By Captain Terry Camsey –
Well, it’s arrived! A crate full of boxes from England and another pile of boxes from storage while we were in England.
It’s like having two Christmases. We were given only a month’s notice for our move in 1995 to the UK and, since it was just after Christmas and many folks were away over the Christmas break, trying to get all the legal papers completed was hindered. Plus…have you ever tried to sort out what to leave and what to take when you plan to be out of the country for three years or so?
We had “stuff” to send direct to the office in London: resources that would be immediately needed. We had more “stuff” to take with us, making sure that we had enough clothing to last until the rest, to be shipped, arrived over there. Then there was the “stuff” to be shipped and there was “stuff” to be stored!
The net result was that most boxes did not get labeled well. So, as you’ll realize, it really has been like a second Christmas opening the boxes that have been in store…and then determining where to store the contents so that they are easily retrievable.
Then there’s the difficulty of knowing whether one’s new office will be as large as the one left in the old country. Specialists tend to accumulate many resources that they like to have easily to hand, and I am certainly no different. Since I avidly read and digest every book I can get my hands on that will throw further light on the challenges we face, my library is sizable. I have this strange quirk of memory that enables me to remember just where to retrieve information I have read, so having the books ready for confirmation and reference is important.
But, oh! The “junk” we seem to accumulate. The first things that will have to go are clothes that no longer fit my frame or the style expected of a man of my (now) mature age.
(Whisper it, but from the look of some of the flared pants, they must have been purchased in the ’60s!)

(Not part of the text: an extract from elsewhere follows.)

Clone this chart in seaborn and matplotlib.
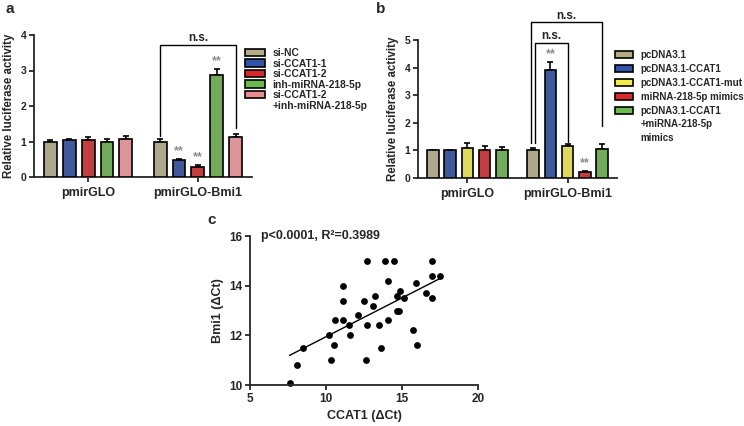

Of course, time has caught up with us. Our vast stock of long-playing records are now very dated and of poor playback quality compared to what we have become used to with CDs and digital sound. There’s a nostalgic quality to them, to be sure, but few–unless of our age and sharing our same history and interests–would find them interesting or attractive. That is not to downplay the value of nostalgia among people held together by such similar history and interests, but as a means of communication to younger generations…I’m not so sure.
Baggage. It tends to accumulate like ice on the wings of an airplane in freezing cold weather. Unless we are careful it can hold the same potential for bringing our “plane” down especially if we are trying to “take off” and “soar.” Those kinds of activities call for a slimming down…a “scraping off” as it were, of the “barnacles” that adhere so rigidly to our “gospel vessel”!
The writer of Hebrews used another metaphor when, talking of running the race that lies ahead, he urges us to “throw off every encumbrance” (chuck out all the baggage, scrape off all the barnacles, thaw off all the ice, toss out all the old clothes…) and run with resolution the race which lies ahead of us.
MISSION2000 is approaching the final curve. Shall we finish that race in the time we set ourselves? Is it time to “strip off” further…? Are we carrying any “baggage” that slows us down?
If so, perhaps it’s time to think about jettisoning it. What do you think?